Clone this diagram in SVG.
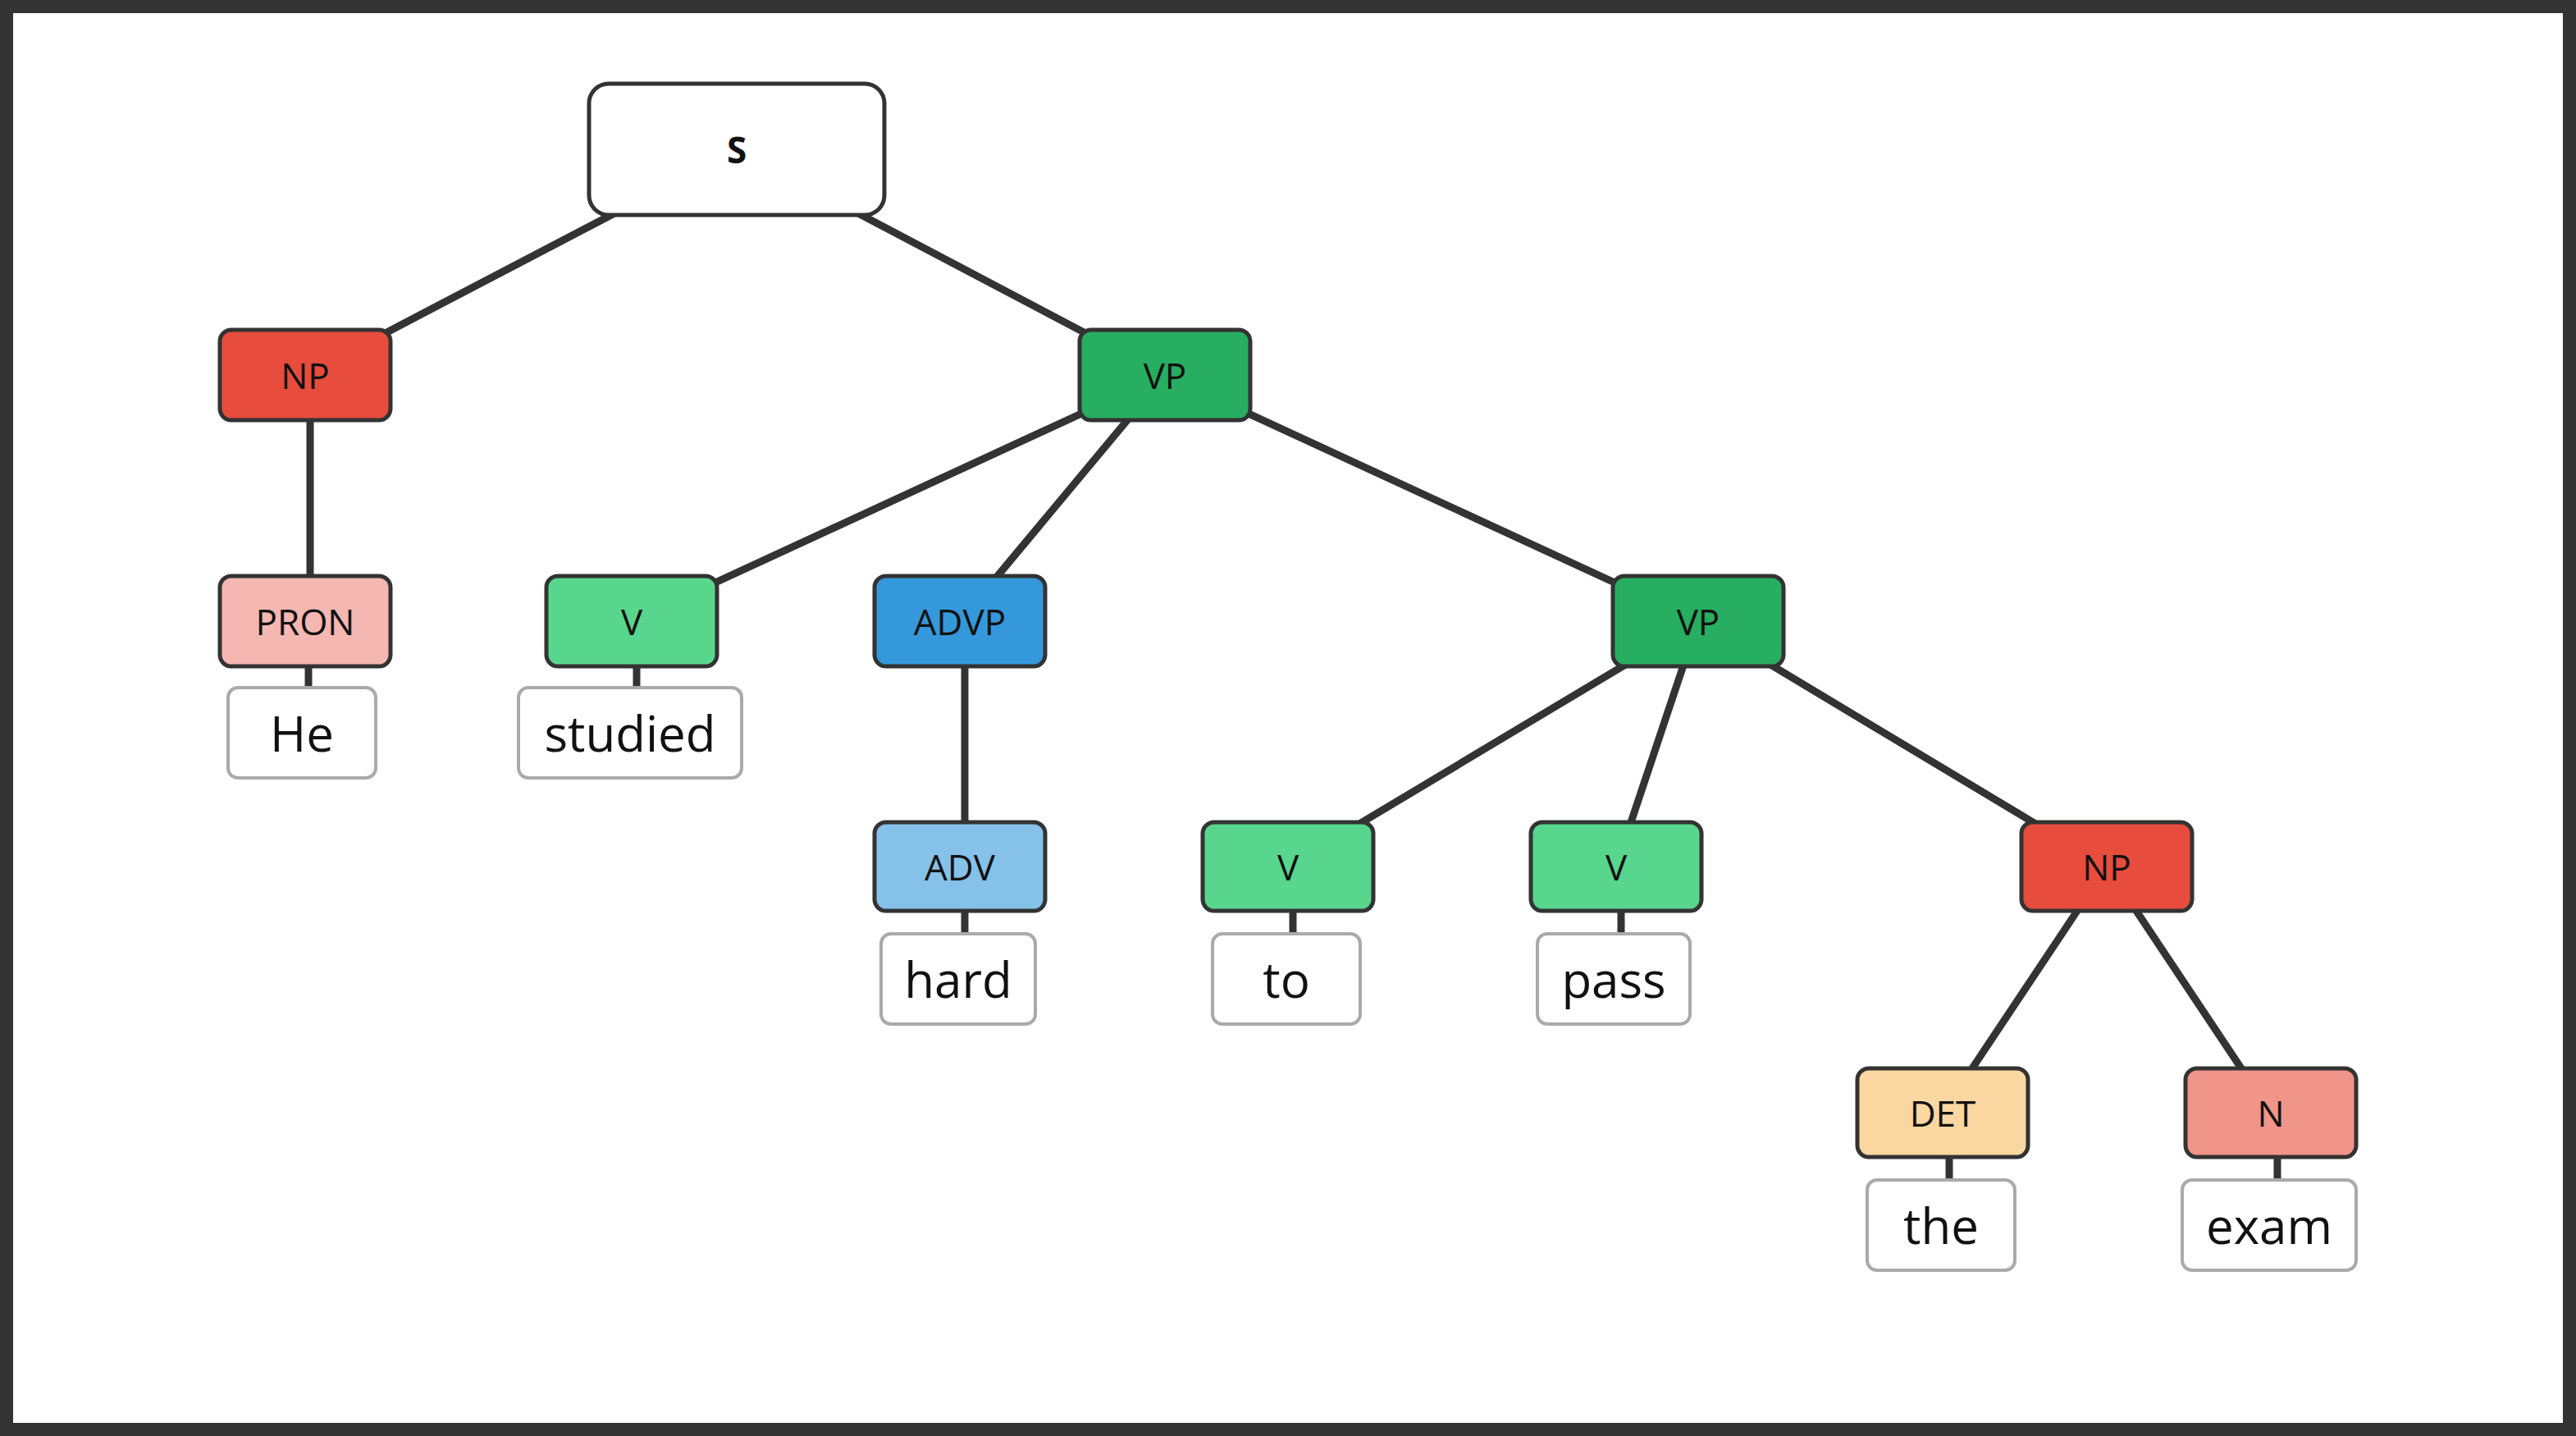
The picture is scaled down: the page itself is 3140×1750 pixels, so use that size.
<svg xmlns="http://www.w3.org/2000/svg" width="3140" height="1750" viewBox="0 0 3140 1750">
<style>
.n{stroke:#333;stroke-width:5}
.w{fill:#fff;stroke:#aaa;stroke-width:4}
.l{font-family:"Open Sans","Liberation Sans",sans-serif;font-size:44px;text-anchor:middle;dominant-baseline:central;fill:#111}
.t{font-family:"Open Sans","Liberation Sans",sans-serif;font-size:60px;text-anchor:middle;dominant-baseline:central;fill:#111}
#edges line{stroke:#333;stroke-width:9}
</style>
<rect x="0" y="0" width="3140" height="1750" fill="#fff"/>
<rect x="8" y="8" width="3124" height="1734" fill="none" stroke="#333" stroke-width="16"/>
<g id="edges">
<line x1="898" y1="182" x2="372" y2="457"/>
<line x1="898" y1="182" x2="1420" y2="457"/>
<line x1="378" y1="457" x2="378" y2="757"/>
<line x1="1420" y1="457" x2="770" y2="757"/>
<line x1="1420" y1="457" x2="1170" y2="757"/>
<line x1="1420" y1="457" x2="2070" y2="757"/>
<line x1="1176" y1="757" x2="1176" y2="1056"/>
<line x1="2070" y1="757" x2="1570" y2="1056"/>
<line x1="2070" y1="757" x2="1970" y2="1056"/>
<line x1="2070" y1="757" x2="2568" y2="1056"/>
<line x1="2568" y1="1056" x2="2368" y2="1356"/>
<line x1="2568" y1="1056" x2="2768" y2="1356"/>
<line x1="376" y1="812" x2="376" y2="840"/>
<line x1="776" y1="812" x2="776" y2="840"/>
<line x1="1176" y1="1110" x2="1176" y2="1140"/>
<line x1="1576" y1="1110" x2="1576" y2="1140"/>
<line x1="1976" y1="1110" x2="1976" y2="1140"/>
<line x1="2376" y1="1410" x2="2376" y2="1440"/>
<line x1="2776" y1="1410" x2="2776" y2="1440"/>
</g>
<g id="S"><rect class="n" x="718" y="102" width="360" height="160" rx="24" fill="#fff"/><text class="l" x="898" y="182" font-weight="bold" font-size="58">S</text></g>
<g id="NP1"><rect class="n" x="268" y="402" width="208" height="110" rx="14" fill="#e74c3c"/><text class="l" x="372" y="457">NP</text></g>
<g id="VP1"><rect class="n" x="1316" y="402" width="208" height="110" rx="14" fill="#27ae60"/><text class="l" x="1420" y="457">VP</text></g>
<g id="PRON"><rect class="n" x="268" y="702" width="208" height="110" rx="14" fill="#f5b7b1"/><text class="l" x="372" y="757">PRON</text></g>
<g id="V1"><rect class="n" x="666" y="702" width="208" height="110" rx="14" fill="#58d68d"/><text class="l" x="770" y="757">V</text></g>
<g id="ADVP"><rect class="n" x="1066" y="702" width="208" height="110" rx="14" fill="#3498db"/><text class="l" x="1170" y="757">ADVP</text></g>
<g id="VP2"><rect class="n" x="1966" y="702" width="208" height="110" rx="14" fill="#27ae60"/><text class="l" x="2070" y="757">VP</text></g>
<g id="ADV"><rect class="n" x="1066" y="1002" width="208" height="108" rx="14" fill="#85c1e9"/><text class="l" x="1170" y="1056">ADV</text></g>
<g id="V2"><rect class="n" x="1466" y="1002" width="208" height="108" rx="14" fill="#58d68d"/><text class="l" x="1570" y="1056">V</text></g>
<g id="V3"><rect class="n" x="1866" y="1002" width="208" height="108" rx="14" fill="#58d68d"/><text class="l" x="1970" y="1056">V</text></g>
<g id="NP2"><rect class="n" x="2464" y="1002" width="208" height="108" rx="14" fill="#e74c3c"/><text class="l" x="2568" y="1056">NP</text></g>
<g id="DET"><rect class="n" x="2264" y="1302" width="208" height="108" rx="14" fill="#fad7a0"/><text class="l" x="2368" y="1356">DET</text></g>
<g id="N"><rect class="n" x="2664" y="1302" width="208" height="108" rx="14" fill="#f1948a"/><text class="l" x="2768" y="1356">N</text></g>
<g id="w-He"><rect class="w" x="278" y="838" width="180" height="110" rx="12"/><text class="t" x="368" y="893">He</text></g>
<g id="w-studied"><rect class="w" x="632" y="838" width="272" height="110" rx="12"/><text class="t" x="768" y="893">studied</text></g>
<g id="w-hard"><rect class="w" x="1074" y="1138" width="188" height="110" rx="12"/><text class="t" x="1168" y="1193">hard</text></g>
<g id="w-to"><rect class="w" x="1478" y="1138" width="180" height="110" rx="12"/><text class="t" x="1568" y="1193">to</text></g>
<g id="w-pass"><rect class="w" x="1874" y="1138" width="186" height="110" rx="12"/><text class="t" x="1967" y="1193">pass</text></g>
<g id="w-the"><rect class="w" x="2276" y="1438" width="180" height="110" rx="12"/><text class="t" x="2366" y="1493">the</text></g>
<g id="w-exam"><rect class="w" x="2660" y="1438" width="212" height="110" rx="12"/><text class="t" x="2766" y="1493">exam</text></g>
</svg>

REQUIRED TASK – The data above needs to be retyped exactly, with the images left out.

PROBLEM SOLUTION –
Clone this diagram in SVG.
The picture is scaled down: the page itself is 3140×1750 pixels, so use that size.
<svg xmlns="http://www.w3.org/2000/svg" width="3140" height="1750" viewBox="0 0 3140 1750">
<style>
.n{stroke:#333;stroke-width:5}
.w{fill:#fff;stroke:#aaa;stroke-width:4}
.l{font-family:"Open Sans","Liberation Sans",sans-serif;font-size:44px;text-anchor:middle;dominant-baseline:central;fill:#111}
.t{font-family:"Open Sans","Liberation Sans",sans-serif;font-size:60px;text-anchor:middle;dominant-baseline:central;fill:#111}
#edges line{stroke:#333;stroke-width:9}
</style>
<rect x="0" y="0" width="3140" height="1750" fill="#fff"/>
<rect x="8" y="8" width="3124" height="1734" fill="none" stroke="#333" stroke-width="16"/>
<g id="edges">
<line x1="898" y1="182" x2="372" y2="457"/>
<line x1="898" y1="182" x2="1420" y2="457"/>
<line x1="378" y1="457" x2="378" y2="757"/>
<line x1="1420" y1="457" x2="770" y2="757"/>
<line x1="1420" y1="457" x2="1170" y2="757"/>
<line x1="1420" y1="457" x2="2070" y2="757"/>
<line x1="1176" y1="757" x2="1176" y2="1056"/>
<line x1="2070" y1="757" x2="1570" y2="1056"/>
<line x1="2070" y1="757" x2="1970" y2="1056"/>
<line x1="2070" y1="757" x2="2568" y2="1056"/>
<line x1="2568" y1="1056" x2="2368" y2="1356"/>
<line x1="2568" y1="1056" x2="2768" y2="1356"/>
<line x1="376" y1="812" x2="376" y2="840"/>
<line x1="776" y1="812" x2="776" y2="840"/>
<line x1="1176" y1="1110" x2="1176" y2="1140"/>
<line x1="1576" y1="1110" x2="1576" y2="1140"/>
<line x1="1976" y1="1110" x2="1976" y2="1140"/>
<line x1="2376" y1="1410" x2="2376" y2="1440"/>
<line x1="2776" y1="1410" x2="2776" y2="1440"/>
</g>
<g id="S"><rect class="n" x="718" y="102" width="360" height="160" rx="24" fill="#fff"/><text class="l" x="898" y="182" font-weight="bold" font-size="58">S</text></g>
<g id="NP1"><rect class="n" x="268" y="402" width="208" height="110" rx="14" fill="#e74c3c"/><text class="l" x="372" y="457">NP</text></g>
<g id="VP1"><rect class="n" x="1316" y="402" width="208" height="110" rx="14" fill="#27ae60"/><text class="l" x="1420" y="457">VP</text></g>
<g id="PRON"><rect class="n" x="268" y="702" width="208" height="110" rx="14" fill="#f5b7b1"/><text class="l" x="372" y="757">PRON</text></g>
<g id="V1"><rect class="n" x="666" y="702" width="208" height="110" rx="14" fill="#58d68d"/><text class="l" x="770" y="757">V</text></g>
<g id="ADVP"><rect class="n" x="1066" y="702" width="208" height="110" rx="14" fill="#3498db"/><text class="l" x="1170" y="757">ADVP</text></g>
<g id="VP2"><rect class="n" x="1966" y="702" width="208" height="110" rx="14" fill="#27ae60"/><text class="l" x="2070" y="757">VP</text></g>
<g id="ADV"><rect class="n" x="1066" y="1002" width="208" height="108" rx="14" fill="#85c1e9"/><text class="l" x="1170" y="1056">ADV</text></g>
<g id="V2"><rect class="n" x="1466" y="1002" width="208" height="108" rx="14" fill="#58d68d"/><text class="l" x="1570" y="1056">V</text></g>
<g id="V3"><rect class="n" x="1866" y="1002" width="208" height="108" rx="14" fill="#58d68d"/><text class="l" x="1970" y="1056">V</text></g>
<g id="NP2"><rect class="n" x="2464" y="1002" width="208" height="108" rx="14" fill="#e74c3c"/><text class="l" x="2568" y="1056">NP</text></g>
<g id="DET"><rect class="n" x="2264" y="1302" width="208" height="108" rx="14" fill="#fad7a0"/><text class="l" x="2368" y="1356">DET</text></g>
<g id="N"><rect class="n" x="2664" y="1302" width="208" height="108" rx="14" fill="#f1948a"/><text class="l" x="2768" y="1356">N</text></g>
<g id="w-He"><rect class="w" x="278" y="838" width="180" height="110" rx="12"/><text class="t" x="368" y="893">He</text></g>
<g id="w-studied"><rect class="w" x="632" y="838" width="272" height="110" rx="12"/><text class="t" x="768" y="893">studied</text></g>
<g id="w-hard"><rect class="w" x="1074" y="1138" width="188" height="110" rx="12"/><text class="t" x="1168" y="1193">hard</text></g>
<g id="w-to"><rect class="w" x="1478" y="1138" width="180" height="110" rx="12"/><text class="t" x="1568" y="1193">to</text></g>
<g id="w-pass"><rect class="w" x="1874" y="1138" width="186" height="110" rx="12"/><text class="t" x="1967" y="1193">pass</text></g>
<g id="w-the"><rect class="w" x="2276" y="1438" width="180" height="110" rx="12"/><text class="t" x="2366" y="1493">the</text></g>
<g id="w-exam"><rect class="w" x="2660" y="1438" width="212" height="110" rx="12"/><text class="t" x="2766" y="1493">exam</text></g>
</svg>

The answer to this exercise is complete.